** begin **
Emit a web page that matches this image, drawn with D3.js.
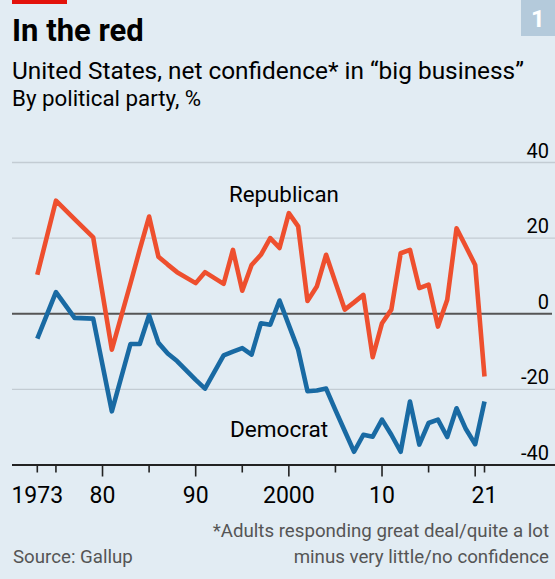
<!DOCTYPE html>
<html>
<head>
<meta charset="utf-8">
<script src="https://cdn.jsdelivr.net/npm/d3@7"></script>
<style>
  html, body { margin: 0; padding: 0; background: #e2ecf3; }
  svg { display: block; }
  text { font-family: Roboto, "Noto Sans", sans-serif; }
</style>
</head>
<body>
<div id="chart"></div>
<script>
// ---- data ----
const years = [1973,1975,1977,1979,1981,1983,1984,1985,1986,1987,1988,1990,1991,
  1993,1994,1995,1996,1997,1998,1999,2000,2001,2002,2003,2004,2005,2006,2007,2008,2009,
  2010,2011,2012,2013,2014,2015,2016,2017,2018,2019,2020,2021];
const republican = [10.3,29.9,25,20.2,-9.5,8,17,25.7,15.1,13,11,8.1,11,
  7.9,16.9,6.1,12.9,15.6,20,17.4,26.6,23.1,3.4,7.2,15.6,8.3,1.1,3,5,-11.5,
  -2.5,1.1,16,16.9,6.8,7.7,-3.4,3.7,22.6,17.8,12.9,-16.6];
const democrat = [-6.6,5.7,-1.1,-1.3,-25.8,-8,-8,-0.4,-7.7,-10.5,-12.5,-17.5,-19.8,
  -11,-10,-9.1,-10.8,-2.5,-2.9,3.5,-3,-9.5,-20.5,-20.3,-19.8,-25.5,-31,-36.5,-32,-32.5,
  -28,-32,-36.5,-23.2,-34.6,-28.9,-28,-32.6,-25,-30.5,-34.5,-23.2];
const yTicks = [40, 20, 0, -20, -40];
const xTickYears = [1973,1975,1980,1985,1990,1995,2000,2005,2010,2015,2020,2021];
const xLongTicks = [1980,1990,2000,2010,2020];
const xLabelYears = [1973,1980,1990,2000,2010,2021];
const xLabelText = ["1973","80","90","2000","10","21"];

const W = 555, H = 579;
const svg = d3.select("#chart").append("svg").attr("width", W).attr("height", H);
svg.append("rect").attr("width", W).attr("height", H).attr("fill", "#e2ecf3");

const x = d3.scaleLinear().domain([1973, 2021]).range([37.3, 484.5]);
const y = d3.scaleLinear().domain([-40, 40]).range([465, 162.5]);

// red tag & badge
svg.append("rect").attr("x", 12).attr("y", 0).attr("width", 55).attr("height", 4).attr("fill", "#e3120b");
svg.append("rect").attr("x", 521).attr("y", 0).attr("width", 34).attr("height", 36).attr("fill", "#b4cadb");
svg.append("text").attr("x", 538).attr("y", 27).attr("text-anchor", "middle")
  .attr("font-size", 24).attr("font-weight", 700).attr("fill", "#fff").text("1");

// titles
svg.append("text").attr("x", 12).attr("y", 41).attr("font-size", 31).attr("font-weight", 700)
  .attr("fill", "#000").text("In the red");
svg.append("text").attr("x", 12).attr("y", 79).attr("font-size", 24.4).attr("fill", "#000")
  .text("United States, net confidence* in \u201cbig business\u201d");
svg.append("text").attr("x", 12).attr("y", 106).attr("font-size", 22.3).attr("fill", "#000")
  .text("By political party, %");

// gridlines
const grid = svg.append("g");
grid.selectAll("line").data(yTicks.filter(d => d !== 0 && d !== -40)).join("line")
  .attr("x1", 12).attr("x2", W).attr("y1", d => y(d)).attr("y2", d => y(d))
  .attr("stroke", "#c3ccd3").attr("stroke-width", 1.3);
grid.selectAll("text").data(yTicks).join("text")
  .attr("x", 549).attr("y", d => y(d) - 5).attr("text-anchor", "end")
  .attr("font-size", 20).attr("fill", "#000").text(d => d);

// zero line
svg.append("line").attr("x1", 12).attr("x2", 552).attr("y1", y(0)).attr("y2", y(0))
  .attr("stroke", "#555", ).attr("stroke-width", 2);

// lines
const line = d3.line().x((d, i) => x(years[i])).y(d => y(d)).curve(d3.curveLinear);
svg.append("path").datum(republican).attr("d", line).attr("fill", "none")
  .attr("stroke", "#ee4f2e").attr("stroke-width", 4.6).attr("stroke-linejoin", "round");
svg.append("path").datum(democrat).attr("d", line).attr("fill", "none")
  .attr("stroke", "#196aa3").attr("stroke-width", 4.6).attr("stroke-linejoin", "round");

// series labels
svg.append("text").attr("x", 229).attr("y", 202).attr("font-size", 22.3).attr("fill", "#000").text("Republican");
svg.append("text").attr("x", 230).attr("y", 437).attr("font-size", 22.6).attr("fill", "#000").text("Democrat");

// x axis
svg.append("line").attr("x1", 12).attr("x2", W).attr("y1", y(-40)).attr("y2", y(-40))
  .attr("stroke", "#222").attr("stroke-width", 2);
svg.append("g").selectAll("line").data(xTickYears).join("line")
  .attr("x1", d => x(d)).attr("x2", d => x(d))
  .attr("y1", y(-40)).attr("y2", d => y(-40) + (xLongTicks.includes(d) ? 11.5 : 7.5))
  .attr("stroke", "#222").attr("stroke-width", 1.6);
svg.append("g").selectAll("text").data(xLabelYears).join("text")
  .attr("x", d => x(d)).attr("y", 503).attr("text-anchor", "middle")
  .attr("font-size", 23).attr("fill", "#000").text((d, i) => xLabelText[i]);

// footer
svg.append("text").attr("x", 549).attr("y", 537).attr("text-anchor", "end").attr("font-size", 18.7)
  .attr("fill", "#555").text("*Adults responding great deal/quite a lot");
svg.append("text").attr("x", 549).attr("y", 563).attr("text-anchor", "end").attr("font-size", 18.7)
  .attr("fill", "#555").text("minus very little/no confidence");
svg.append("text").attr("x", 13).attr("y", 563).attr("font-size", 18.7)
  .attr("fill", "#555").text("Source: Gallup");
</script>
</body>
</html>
** end **
## What you have to do
Repeat the material above verbatim. Leave the pictures behind.

## Response
Emit a web page that matches this image, drawn with D3.js.
<!DOCTYPE html>
<html>
<head>
<meta charset="utf-8">
<script src="https://cdn.jsdelivr.net/npm/d3@7"></script>
<style>
  html, body { margin: 0; padding: 0; background: #e2ecf3; }
  svg { display: block; }
  text { font-family: Roboto, "Noto Sans", sans-serif; }
</style>
</head>
<body>
<div id="chart"></div>
<script>
// ---- data ----
const years = [1973,1975,1977,1979,1981,1983,1984,1985,1986,1987,1988,1990,1991,
  1993,1994,1995,1996,1997,1998,1999,2000,2001,2002,2003,2004,2005,2006,2007,2008,2009,
  2010,2011,2012,2013,2014,2015,2016,2017,2018,2019,2020,2021];
const republican = [10.3,29.9,25,20.2,-9.5,8,17,25.7,15.1,13,11,8.1,11,
  7.9,16.9,6.1,12.9,15.6,20,17.4,26.6,23.1,3.4,7.2,15.6,8.3,1.1,3,5,-11.5,
  -2.5,1.1,16,16.9,6.8,7.7,-3.4,3.7,22.6,17.8,12.9,-16.6];
const democrat = [-6.6,5.7,-1.1,-1.3,-25.8,-8,-8,-0.4,-7.7,-10.5,-12.5,-17.5,-19.8,
  -11,-10,-9.1,-10.8,-2.5,-2.9,3.5,-3,-9.5,-20.5,-20.3,-19.8,-25.5,-31,-36.5,-32,-32.5,
  -28,-32,-36.5,-23.2,-34.6,-28.9,-28,-32.6,-25,-30.5,-34.5,-23.2];
const yTicks = [40, 20, 0, -20, -40];
const xTickYears = [1973,1975,1980,1985,1990,1995,2000,2005,2010,2015,2020,2021];
const xLongTicks = [1980,1990,2000,2010,2020];
const xLabelYears = [1973,1980,1990,2000,2010,2021];
const xLabelText = ["1973","80","90","2000","10","21"];

const W = 555, H = 579;
const svg = d3.select("#chart").append("svg").attr("width", W).attr("height", H);
svg.append("rect").attr("width", W).attr("height", H).attr("fill", "#e2ecf3");

const x = d3.scaleLinear().domain([1973, 2021]).range([37.3, 484.5]);
const y = d3.scaleLinear().domain([-40, 40]).range([465, 162.5]);

// red tag & badge
svg.append("rect").attr("x", 12).attr("y", 0).attr("width", 55).attr("height", 4).attr("fill", "#e3120b");
svg.append("rect").attr("x", 521).attr("y", 0).attr("width", 34).attr("height", 36).attr("fill", "#b4cadb");
svg.append("text").attr("x", 538).attr("y", 27).attr("text-anchor", "middle")
  .attr("font-size", 24).attr("font-weight", 700).attr("fill", "#fff").text("1");

// titles
svg.append("text").attr("x", 12).attr("y", 41).attr("font-size", 31).attr("font-weight", 700)
  .attr("fill", "#000").text("In the red");
svg.append("text").attr("x", 12).attr("y", 79).attr("font-size", 24.4).attr("fill", "#000")
  .text("United States, net confidence* in \u201cbig business\u201d");
svg.append("text").attr("x", 12).attr("y", 106).attr("font-size", 22.3).attr("fill", "#000")
  .text("By political party, %");

// gridlines
const grid = svg.append("g");
grid.selectAll("line").data(yTicks.filter(d => d !== 0 && d !== -40)).join("line")
  .attr("x1", 12).attr("x2", W).attr("y1", d => y(d)).attr("y2", d => y(d))
  .attr("stroke", "#c3ccd3").attr("stroke-width", 1.3);
grid.selectAll("text").data(yTicks).join("text")
  .attr("x", 549).attr("y", d => y(d) - 5).attr("text-anchor", "end")
  .attr("font-size", 20).attr("fill", "#000").text(d => d);

// zero line
svg.append("line").attr("x1", 12).attr("x2", 552).attr("y1", y(0)).attr("y2", y(0))
  .attr("stroke", "#555", ).attr("stroke-width", 2);

// lines
const line = d3.line().x((d, i) => x(years[i])).y(d => y(d)).curve(d3.curveLinear);
svg.append("path").datum(republican).attr("d", line).attr("fill", "none")
  .attr("stroke", "#ee4f2e").attr("stroke-width", 4.6).attr("stroke-linejoin", "round");
svg.append("path").datum(democrat).attr("d", line).attr("fill", "none")
  .attr("stroke", "#196aa3").attr("stroke-width", 4.6).attr("stroke-linejoin", "round");

// series labels
svg.append("text").attr("x", 229).attr("y", 202).attr("font-size", 22.3).attr("fill", "#000").text("Republican");
svg.append("text").attr("x", 230).attr("y", 437).attr("font-size", 22.6).attr("fill", "#000").text("Democrat");

// x axis
svg.append("line").attr("x1", 12).attr("x2", W).attr("y1", y(-40)).attr("y2", y(-40))
  .attr("stroke", "#222").attr("stroke-width", 2);
svg.append("g").selectAll("line").data(xTickYears).join("line")
  .attr("x1", d => x(d)).attr("x2", d => x(d))
  .attr("y1", y(-40)).attr("y2", d => y(-40) + (xLongTicks.includes(d) ? 11.5 : 7.5))
  .attr("stroke", "#222").attr("stroke-width", 1.6);
svg.append("g").selectAll("text").data(xLabelYears).join("text")
  .attr("x", d => x(d)).attr("y", 503).attr("text-anchor", "middle")
  .attr("font-size", 23).attr("fill", "#000").text((d, i) => xLabelText[i]);

// footer
svg.append("text").attr("x", 549).attr("y", 537).attr("text-anchor", "end").attr("font-size", 18.7)
  .attr("fill", "#555").text("*Adults responding great deal/quite a lot");
svg.append("text").attr("x", 549).attr("y", 563).attr("text-anchor", "end").attr("font-size", 18.7)
  .attr("fill", "#555").text("minus very little/no confidence");
svg.append("text").attr("x", 13).attr("y", 563).attr("font-size", 18.7)
  .attr("fill", "#555").text("Source: Gallup");
</script>
</body>
</html>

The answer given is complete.